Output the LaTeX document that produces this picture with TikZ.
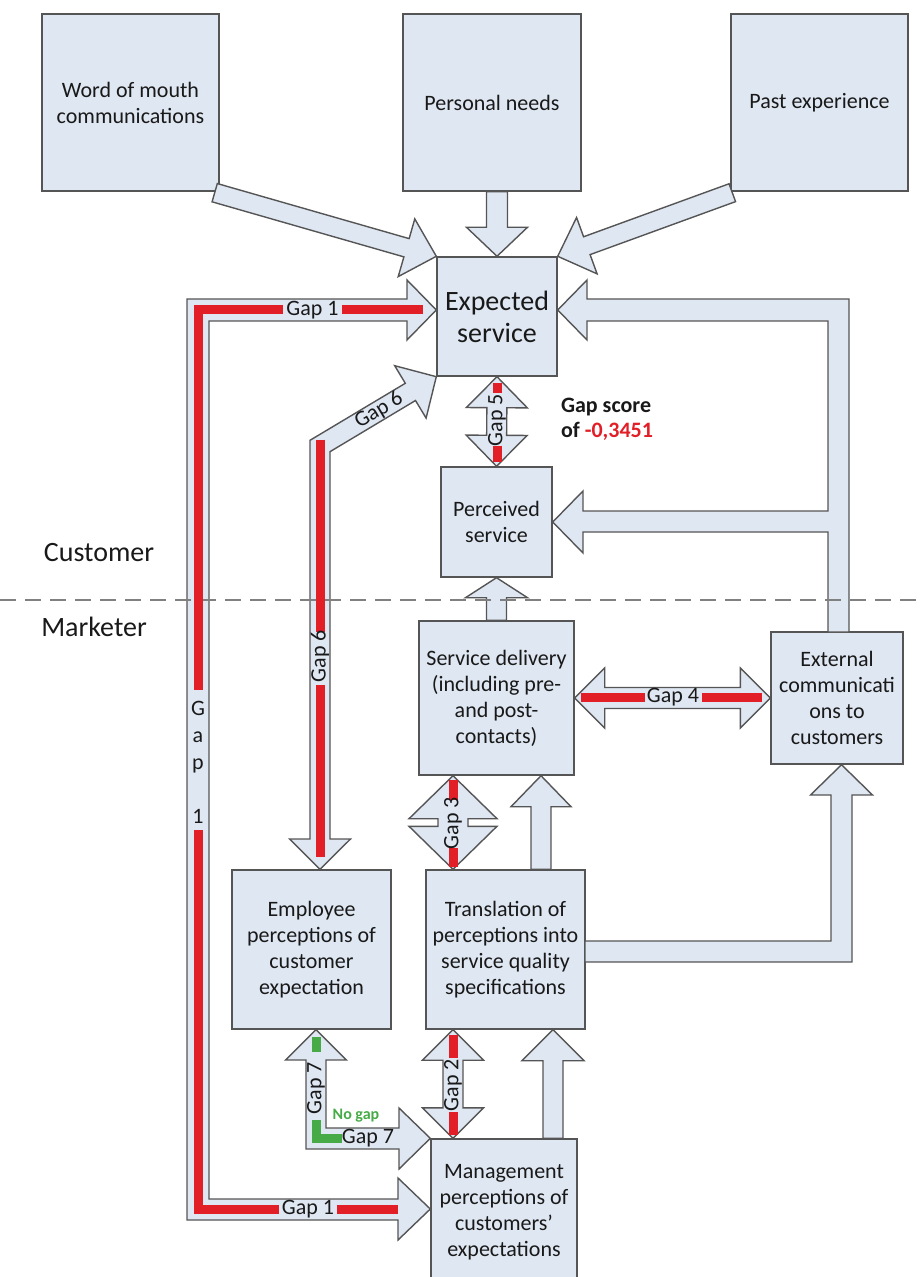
\documentclass[tikz,border=0pt]{standalone}
\usepackage{fontspec}
\setmainfont{Carlito}
\usetikzlibrary{calc,positioning}

\definecolor{boxfill}{RGB}{223,231,242}
\definecolor{edge}{RGB}{85,85,85}
\definecolor{ink}{RGB}{25,25,25}
\definecolor{gapred}{RGB}{226,30,38}
\definecolor{gapgreen}{RGB}{70,170,70}
\definecolor{linegray}{RGB}{128,128,128}

\tikzset{
  box/.style={draw=edge, fill=boxfill, line width=0.7pt, align=center, inner sep=0pt,
    font=\fontsize{11}{13}\selectfont},
  blk/.style={draw=edge, fill=boxfill, line width=0.7pt, line join=miter},
  gapbar/.style={draw=gapred, line width=4.5pt, line join=miter},
  okbar/.style={draw=gapgreen, line width=4.5pt, line join=miter},
  gaplbl/.style={inner sep=0.5pt, font=\fontsize{11}{13}\selectfont},
}

% block arrow: from, to, half shaft, half head, head length
\newcommand{\blkarrow}[5]{%
  \path ($(#2)!#5!(#1)$) coordinate (hb);
  \draw[blk] ($(#1)!#3!90:(#2)$) -- ($(hb)!#3!-90:(#1)$) -- ($(hb)!#4!-90:(#1)$) -- (#2)
    -- ($(hb)!#4!90:(#1)$) -- ($(hb)!#3!90:(#1)$) -- ($(#1)!#3!-90:(#2)$) -- cycle;
}
% same, with a head at both ends
\newcommand{\dblarrow}[5]{%
  \path ($(#1)!#5!(#2)$) coordinate (ha) ($(#2)!#5!(#1)$) coordinate (hb);
  \draw[blk] (#1) -- ($(ha)!#4!90:(#2)$) -- ($(ha)!#3!90:(#2)$)
    -- ($(hb)!#3!-90:(#1)$) -- ($(hb)!#4!-90:(#1)$) -- (#2)
    -- ($(hb)!#4!90:(#1)$) -- ($(hb)!#3!90:(#1)$)
    -- ($(ha)!#3!-90:(#2)$) -- ($(ha)!#4!-90:(#2)$) -- cycle;
}

\begin{document}
\begin{tikzpicture}[x=0.5pt, y=-0.5pt, every node/.style={text=ink}]
\useasboundingbox (0,0) rectangle (922,1277);

\node[box, minimum width=88.5pt, minimum height=88.5pt] (wom) at (130.5,102.5) {Word of mouth\\communications};
\node[box, minimum width=89pt, minimum height=88.5pt] (pn) at (492,102.5) {Personal needs};
\node[box, minimum width=88.5pt, minimum height=88.5pt] (pe) at (819.5,102.5) {Past experience};
\node[box, minimum width=60pt, minimum height=59.5pt, font=\fontsize{14}{16}\selectfont] (exp) at (497,316.5) {Expected\\service};
\node[box, minimum width=55.5pt, minimum height=55pt] (per) at (496.5,522) {Perceived\\service};
\node[box, minimum width=77.5pt, minimum height=77pt] (sd) at (496.5,698) {Service delivery\\(including pre-\\and post-\\contacts)};
\node[box, minimum width=66pt, minimum height=66pt] (ext) at (837,698) {External\\communicati\\ons to\\customers};
\node[box, minimum width=79.5pt, minimum height=79.5pt] (emp) at (311.5,949.5) {Employee\\perceptions of\\customer\\expectation};
\node[box, minimum width=79.5pt, minimum height=79.5pt] (tr) at (505.5,949.5) {Translation of\\perceptions into\\service quality\\specifications};
\node[box, minimum width=73pt, minimum height=73pt] (mgt) at (504,1212) {Management\\perceptions of\\customers'\\expectations};

\node[font=\fontsize{14}{16}\selectfont] (cust) at (99,553) {Customer};
\node[font=\fontsize{14}{16}\selectfont] (mark) at (94,627) {Marketer};
\node[anchor=west, align=left, font=\bfseries\fontsize{11}{12.5}\selectfont] (score) at (554,419.5) {Gap score\\of \textcolor{gapred}{-0,3451}};

% ends of the arrows
\coordinate (womout) at ($(wom.south east)+(-5,1)$);
\coordinate (peout) at ($(pe.south west)+(2,1)$);
\coordinate (pnout) at ($(pn.south)+(5,0)$);
\coordinate (g3a) at ($(sd.south)+(-43.5,0)$);
\coordinate (g3b) at ($(tr.north)+(-52.5,0)$);
\coordinate (trout) at ($(tr.north)+(35.5,0)$);
\coordinate (sdin) at ($(sd.south)+(44.5,0)$);
\coordinate (g2a) at ($(tr.south)+(-52.5,0)$);
\coordinate (g2b) at ($(mgt.north)+(-51,0)$);
\coordinate (mgtout) at ($(mgt.north)+(49,0)$);
\coordinate (trin) at ($(tr.south)+(47.5,0)$);
\coordinate (g1top) at ($(exp.west)+(0,-6.5)$);
\coordinate (g1bot) at ($(mgt.west)+(0,-3)$);
\coordinate (g6top) at (exp.south west);
\coordinate (g6bot) at ($(emp.north)+(8.5,0)$);
\coordinate (g7top) at ($(emp.south)+(4.5,0)$);
\coordinate (g7bot) at (mgt.north west);
\coordinate (expin) at ($(exp.east)+(0,-6.5)$);
\coordinate (perin) at (per.east);
\coordinate (extin) at ($(ext.south)+(4.5,0)$);

\blkarrow{womout}{exp.north west}{4.75pt}{15pt}{15.5pt}
\blkarrow{pnout}{exp.north}{5.25pt}{15.25pt}{14.5pt}
\blkarrow{peout}{exp.north east}{4.75pt}{15pt}{15.5pt}
\dblarrow{exp.south}{per.north}{5pt}{15.25pt}{15.5pt}
\blkarrow{sd.north}{per.south}{5pt}{15.5pt}{10pt}
\dblarrow{sd.east}{ext.west}{5.25pt}{15pt}{15pt}
\dblarrow{g3a}{g3b}{7.5pt}{22pt}{21.5pt}
\blkarrow{trout}{sdin}{5pt}{15pt}{15.5pt}
\dblarrow{g2a}{g2b}{5pt}{15.25pt}{15.25pt}
\blkarrow{mgtout}{trin}{5pt}{15.5pt}{15.5pt}

% bent arrows
\draw[blk] (g1top) -- (407,280) -- (407,299) -- (187,299) -- (187,1220) -- (398,1220) -- (398,1240) -- (g1bot)
  -- (398,1178) -- (398,1199) -- (209,1199) -- (209,321) -- (407,321) -- (407,340) -- cycle;
\draw[blk] (g6bot) -- (350.5,839) -- (330,839) -- (330,451.7) -- (415.5,400.5) -- (426.1,418.1) -- (g6top)
  -- (394.7,365.7) -- (405.3,383.3) -- (310,440.3) -- (310,839) -- (289.5,839) -- cycle;
\draw[blk] (g7top) -- (346.5,1060) -- (326,1060) -- (326,1128) -- (399,1128) -- (399,1108) -- (g7bot)
  -- (399,1169) -- (399,1149) -- (306,1149) -- (306,1060) -- (285.5,1060) -- cycle;
\draw[blk] (828,632) -- (828,532) -- (583,532) -- (583,553) -- (perin) -- (583,491) -- (583,511) -- (828,511)
  -- (828,321) -- (587,321) -- (587,340) -- (expin) -- (587,280) -- (587,299) -- (849,299) -- (849,632) -- cycle;
\draw[blk] (585,941) -- (831,941) -- (831,795) -- (810.5,795) -- (extin) -- (872.5,795) -- (852,795)
  -- (852,962) -- (585,962) -- cycle;

\draw[linegray, line width=1pt, dash pattern=on 8pt off 4.5pt] (0,600) -- (922,600);

% gaps
\draw[gapbar] (423,310) -- (342,310);
\draw[gapbar] (283,310) -- (198,310) -- (198,690);
\draw[gapbar] (198,830) -- (198,1209.5) -- (279,1209.5);
\draw[gapbar] (337,1209.5) -- (398,1209.5);
\draw[gapbar] (320,440) -- (320,632);
\draw[gapbar] (320,685) -- (320,857);
\draw[gapbar] (497,383) -- (497,393);
\draw[gapbar] (497,446) -- (497,462);
\draw[gapbar] (581,697.5) -- (645,697.5);
\draw[gapbar] (702,697.5) -- (762,697.5);
\draw[gapbar] (453,780) -- (453,800);
\draw[gapbar] (453,848) -- (453,867);
\draw[gapbar] (453,1035) -- (453,1058);
\draw[gapbar] (453,1112) -- (453,1135);
\draw[okbar] (316,1037) -- (316,1052);
\draw[okbar] (316,1120) -- (316,1138.5) -- (342,1138.5);

\node[gaplbl] (g1a) at (312.5,310) {Gap 1};
\node[gaplbl] (g1b) at (308,1209.5) {Gap 1};
\node[gaplbl, align=center, font=\fontsize{11}{13.5}\selectfont] (g1c) at (198,762) {G\\a\\p\\[13.5pt]1};
\node[gaplbl, rotate=90] (g6a) at (320,656) {Gap 6};
\node[gaplbl, rotate=31] (g6b) at (379,410.5) {Gap 6};
\node[gaplbl, rotate=90] (g5) at (497,420) {Gap 5};
\node[gaplbl] (g4) at (673,697.5) {Gap 4};
\node[gaplbl, rotate=90] (g3) at (453,823) {Gap 3};
\node[gaplbl, rotate=90] (g2) at (453,1085) {Gap 2};
\node[gaplbl, rotate=90] (g7a) at (316,1088) {Gap 7};
\node[gaplbl] (g7b) at (368,1138.5) {Gap 7};
\node[inner sep=0pt, text=gapgreen, font=\bfseries\fontsize{8}{9}\selectfont] (nogap) at (356,1116) {No gap};
\end{tikzpicture}
\end{document}
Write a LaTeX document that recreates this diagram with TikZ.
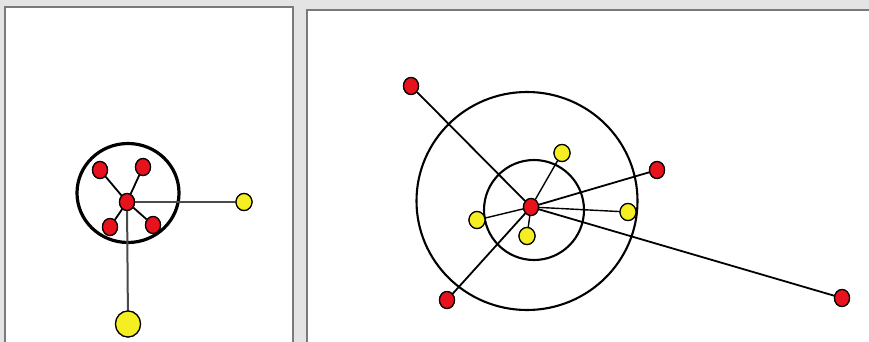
\documentclass[tikz,border=0pt]{standalone}
\usetikzlibrary{shapes.geometric}
\definecolor{bg}{HTML}{E4E4E4}
\definecolor{frame}{HTML}{7A7A7A}
\definecolor{nred}{HTML}{E8121C}
\definecolor{nyel}{HTML}{F4EE22}
\definecolor{grayline}{HTML}{4A4A4A}
\begin{document}
\begin{tikzpicture}[x=1pt,y=-1pt,
  panel/.style={fill=white,draw=frame,line width=2.8pt},
  rnode/.style={ellipse,draw=black,line width=1.2pt,fill=nred,inner sep=0pt,minimum width=15pt,minimum height=17pt},
  ynode/.style={ellipse,draw=black,line width=1.2pt,fill=nyel,inner sep=0pt,minimum width=16pt,minimum height=17pt},
  bigy/.style={ynode,minimum width=25pt,minimum height=26pt},
  link/.style={draw=black,line width=1.8pt},
  thinlink/.style={draw=black,line width=1.4pt},
  glink/.style={draw=grayline,line width=2pt},
  ring/.style={draw=black,line width=2.1pt}]
\fill[bg] (0,0) rectangle (869,342);
\useasboundingbox (0,0) rectangle (869,342);
% panels
\draw[panel] (5,7) rectangle (293,360);
\draw[panel] (307,10) rectangle (890,360);
% ---------- left panel ----------
\draw[draw=black,line width=3.2pt] (128,193) ellipse (51 and 49.5);
\node[rnode] (lc) at (127,202) {};
\node[rnode] (l1) at (100,170) {};
\node[rnode] (l2) at (143,167) {};
\node[rnode] (l3) at (110,227) {};
\node[rnode] (l4) at (153,225) {};
\node[ynode] (ly1) at (244,202) {};
\node[bigy] (ly2) at (128,324) {};
% ---------- right panel ----------
\draw[ring] (527,201) ellipse (110.5 and 109);
\draw[ring] (534,210) circle (50);
\node[rnode] (rc) at (531,207) {};
\node[rnode] (r1) at (411,86) {};
\node[rnode] (r2) at (657,170) {};
\node[rnode] (r3) at (447,300) {};
\node[rnode] (r4) at (842,298) {};
\node[ynode] (y1) at (562,153) {};
\node[ynode] (y2) at (477,220) {};
\node[ynode] (y3) at (527,236) {};
\node[ynode] (y4) at (628,212) {};
% connectors
\draw[glink] (lc) -- (ly1);
\draw[glink] (lc) -- (ly2);
\draw[link] (lc) -- (l1);
\draw[link] (lc) -- (l2);
\draw[link] (lc) -- (l3);
\draw[link] (lc) -- (l4);
\draw[link] (rc) -- (r1);
\draw[link] (rc) -- (r2);
\draw[link] (rc) -- (r3);
\draw[link] (rc) -- (r4);
\draw[thinlink] (rc) -- (y1);
\draw[thinlink] (rc) -- (y2);
\draw[thinlink] (rc) -- (y3);
\draw[thinlink] (rc) -- (y4);
% redraw nodes on top of lines
\foreach \n in {lc,l1,l2,l3,l4,rc,r1,r2,r3,r4}{\node[rnode] at (\n) {};}
\foreach \n in {ly1,y1,y2,y3,y4}{\node[ynode] at (\n) {};}
\node[bigy] at (ly2) {};
\end{tikzpicture}
\end{document}
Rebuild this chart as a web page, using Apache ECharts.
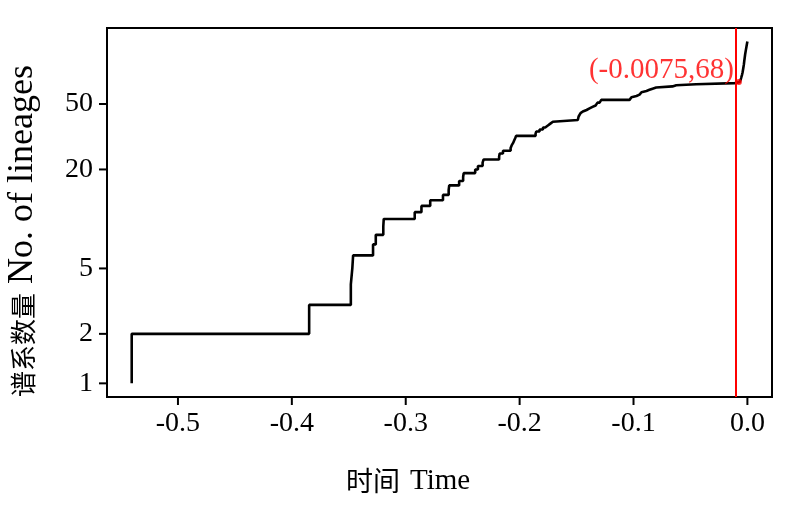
<!DOCTYPE html>
<html>
<head>
<meta charset="utf-8">
<script src="https://cdn.jsdelivr.net/npm/echarts@6/dist/echarts.min.js"></script>
<style>
html,body{margin:0;padding:0;background:#fff;}
#chart{width:800px;height:515px;background:#fff;}
</style>
</head>
<body>
<div id="chart"></div>
<script>
// Lineage-through-time: time at which each lineage count begins
const times = [
  -0.5406, -0.5406, -0.3848, -0.3482, -0.3469, -0.3462, -0.3287, -0.3263, -0.3197, -0.3193,
  -0.2921, -0.2862, -0.2785, -0.2673, -0.2623, -0.2618, -0.2531, -0.2496, -0.2491, -0.2390,
  -0.2366, -0.2325, -0.2316, -0.2180, -0.2175, -0.2146, -0.2079, -0.2070, -0.2057, -0.2048,
  -0.2039, -0.2031, -0.1860, -0.1854, -0.1825, -0.1795, -0.1775, -0.1752, -0.1730, -0.1708,
  -0.1489, -0.1482, -0.1474, -0.1465, -0.1452, -0.1445, -0.1412, -0.1386, -0.1360, -0.1333,
  -0.1316, -0.1298, -0.1283, -0.1035, -0.1018, -0.1006, -0.0974, -0.0947, -0.0930, -0.0918,
  -0.0886, -0.0860, -0.0833, -0.0801, -0.0658, -0.0625, -0.0450, -0.0110, -0.0068, -0.0060,
  -0.0055, -0.0048, -0.0042, -0.0037, -0.0031, -0.0026, -0.0020, -0.0014, -0.0008, -0.0003,
  0.0000
];
const lineages = [
  1, 2, 3, 4, 5, 6, 7, 8, 9, 10,
  11, 12, 13, 14, 15, 16, 17, 18, 19, 20,
  21, 22, 23, 24, 25, 26, 27, 28, 29, 30,
  31, 32, 33, 34, 35, 36, 37, 38, 39, 40,
  41, 42, 43, 44, 45, 46, 47, 48, 49, 50,
  51, 52, 53, 54, 55, 56, 57, 58, 59, 60,
  61, 62, 63, 64, 65, 66, 67, 68, 69, 70,
  72, 75, 78, 82, 87, 93, 100, 106, 112, 117,
  120
];
const xTicks = [-0.5, -0.4, -0.3, -0.2, -0.1, 0.0];
const xTickLabels = ['-0.5', '-0.4', '-0.3', '-0.2', '-0.1', '0.0'];
const yTicks = [1, 2, 5, 20, 50];
const yTickLabels = ['1', '2', '5', '20', '50'];
const markTime = [-0.0075];
const markCount = [68];

const serif = 'Liberation Serif';
const cjk = 'Noto Sans CJK SC';
const lineData = times.map((t, i) => [t, lineages[i]]);
const markData = markTime.map((t, i) => [t, markCount[i]]);
const X_MIN = -0.5623, X_MAX = 0.0216, Y_MIN = 0.826, Y_MAX = 145;
const TICK_LEN = 8;

const chart = echarts.init(document.getElementById('chart'));
chart.setOption({
  animation: false,
  grid: {left: 107, right: 28, top: 28, bottom: 118, show: true, borderColor: '#000', borderWidth: 2},
  xAxis: {
    type: 'value', min: X_MIN, max: X_MAX,
    axisLine: {show: false, onZero: false},
    splitLine: {show: false},
    axisTick: {show: false},
    axisLabel: {show: false}
  },
  yAxis: {
    type: 'log', min: Y_MIN, max: Y_MAX,
    axisLine: {show: false, onZero: false},
    splitLine: {show: false},
    minorTick: {show: false},
    axisTick: {show: false},
    axisLabel: {show: false}
  },
  graphic: [
    {type: 'text', left: 346, top: 467, style: {text: '时间', fontFamily: cjk, fontSize: 27, fill: '#000'}},
    {type: 'text', left: 410, top: 467, style: {text: 'Time', fontFamily: serif, fontSize: 29, fill: '#000'}},
    {type: 'text', x: 23, y: 397, rotation: Math.PI / 2,
      style: {text: '谱系数量', fontFamily: cjk, fontSize: 26, fill: '#000', align: 'left', verticalAlign: 'middle'}},
    {type: 'text', x: 23, y: 284, rotation: Math.PI / 2,
      style: {text: 'No. of lineages', fontFamily: serif, fontSize: 36, fill: '#000', align: 'left', verticalAlign: 'middle'}}
  ],
  series: [
    {
      type: 'line', data: lineData, step: 'end', showSymbol: false, symbol: 'none',
      lineStyle: {color: '#000', width: 2.6}, z: 3,
      markLine: {silent: true, symbol: 'none', label: {show: false},
        lineStyle: {color: '#ff0000', width: 2, type: 'solid'},
        data: markTime.map(t => ({xAxis: t}))}
    },
    {
      type: 'scatter', data: markData, symbol: 'circle', symbolSize: 6, z: 5,
      itemStyle: {color: '#ff0000'},
      label: {show: true, position: 'left', distance: 2, offset: [0, -12], color: '#ff0000',
        fontFamily: serif, fontSize: 29,
        formatter: p => '(' + p.value[0] + ',' + p.value[1] + ')'}
    },
    {
      // x-axis ticks and labels
      type: 'custom', clip: false, z: 20,
      data: xTicks.map(v => [v, Y_MIN]), encode: {x: 0, y: 1},
      renderItem: (params, api) => {
        const p = api.coord([api.value(0), Y_MIN]);
        return {type: 'group', children: [
          {type: 'rect', shape: {x: p[0] - 1, y: p[1], width: 2, height: TICK_LEN},
            style: {fill: '#000', stroke: null}},
          {type: 'text', x: p[0], y: p[1] + 27,
            style: {text: xTickLabels[params.dataIndex], fontFamily: serif, fontSize: 28, fill: '#000',
              align: 'center', verticalAlign: 'middle'}}
        ]};
      }
    },
    {
      // y-axis ticks and labels
      type: 'custom', clip: false, z: 20,
      data: yTicks.map(v => [X_MIN, v]), encode: {x: 0, y: 1},
      renderItem: (params, api) => {
        const p = api.coord([X_MIN, api.value(1)]);
        return {type: 'group', children: [
          {type: 'rect', shape: {x: p[0] - TICK_LEN, y: p[1] - 1, width: TICK_LEN, height: 2},
            style: {fill: '#000', stroke: null}},
          {type: 'text', x: p[0] - 14, y: p[1],
            style: {text: yTickLabels[params.dataIndex], fontFamily: serif, fontSize: 28, fill: '#000',
              align: 'right', verticalAlign: 'middle'}}
        ]};
      }
    }
  ]
});
</script>
</body>
</html>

##############################

[Problem details] Extract exactly, and only, the lines from the one with "Rebuild this chart" to the one with "const markCount = [68];", both ends counted. Leave the images behind.

[Written response]
Rebuild this chart as a web page, using Apache ECharts.
<!DOCTYPE html>
<html>
<head>
<meta charset="utf-8">
<script src="https://cdn.jsdelivr.net/npm/echarts@6/dist/echarts.min.js"></script>
<style>
html,body{margin:0;padding:0;background:#fff;}
#chart{width:800px;height:515px;background:#fff;}
</style>
</head>
<body>
<div id="chart"></div>
<script>
// Lineage-through-time: time at which each lineage count begins
const times = [
  -0.5406, -0.5406, -0.3848, -0.3482, -0.3469, -0.3462, -0.3287, -0.3263, -0.3197, -0.3193,
  -0.2921, -0.2862, -0.2785, -0.2673, -0.2623, -0.2618, -0.2531, -0.2496, -0.2491, -0.2390,
  -0.2366, -0.2325, -0.2316, -0.2180, -0.2175, -0.2146, -0.2079, -0.2070, -0.2057, -0.2048,
  -0.2039, -0.2031, -0.1860, -0.1854, -0.1825, -0.1795, -0.1775, -0.1752, -0.1730, -0.1708,
  -0.1489, -0.1482, -0.1474, -0.1465, -0.1452, -0.1445, -0.1412, -0.1386, -0.1360, -0.1333,
  -0.1316, -0.1298, -0.1283, -0.1035, -0.1018, -0.1006, -0.0974, -0.0947, -0.0930, -0.0918,
  -0.0886, -0.0860, -0.0833, -0.0801, -0.0658, -0.0625, -0.0450, -0.0110, -0.0068, -0.0060,
  -0.0055, -0.0048, -0.0042, -0.0037, -0.0031, -0.0026, -0.0020, -0.0014, -0.0008, -0.0003,
  0.0000
];
const lineages = [
  1, 2, 3, 4, 5, 6, 7, 8, 9, 10,
  11, 12, 13, 14, 15, 16, 17, 18, 19, 20,
  21, 22, 23, 24, 25, 26, 27, 28, 29, 30,
  31, 32, 33, 34, 35, 36, 37, 38, 39, 40,
  41, 42, 43, 44, 45, 46, 47, 48, 49, 50,
  51, 52, 53, 54, 55, 56, 57, 58, 59, 60,
  61, 62, 63, 64, 65, 66, 67, 68, 69, 70,
  72, 75, 78, 82, 87, 93, 100, 106, 112, 117,
  120
];
const xTicks = [-0.5, -0.4, -0.3, -0.2, -0.1, 0.0];
const xTickLabels = ['-0.5', '-0.4', '-0.3', '-0.2', '-0.1', '0.0'];
const yTicks = [1, 2, 5, 20, 50];
const yTickLabels = ['1', '2', '5', '20', '50'];
const markTime = [-0.0075];
const markCount = [68];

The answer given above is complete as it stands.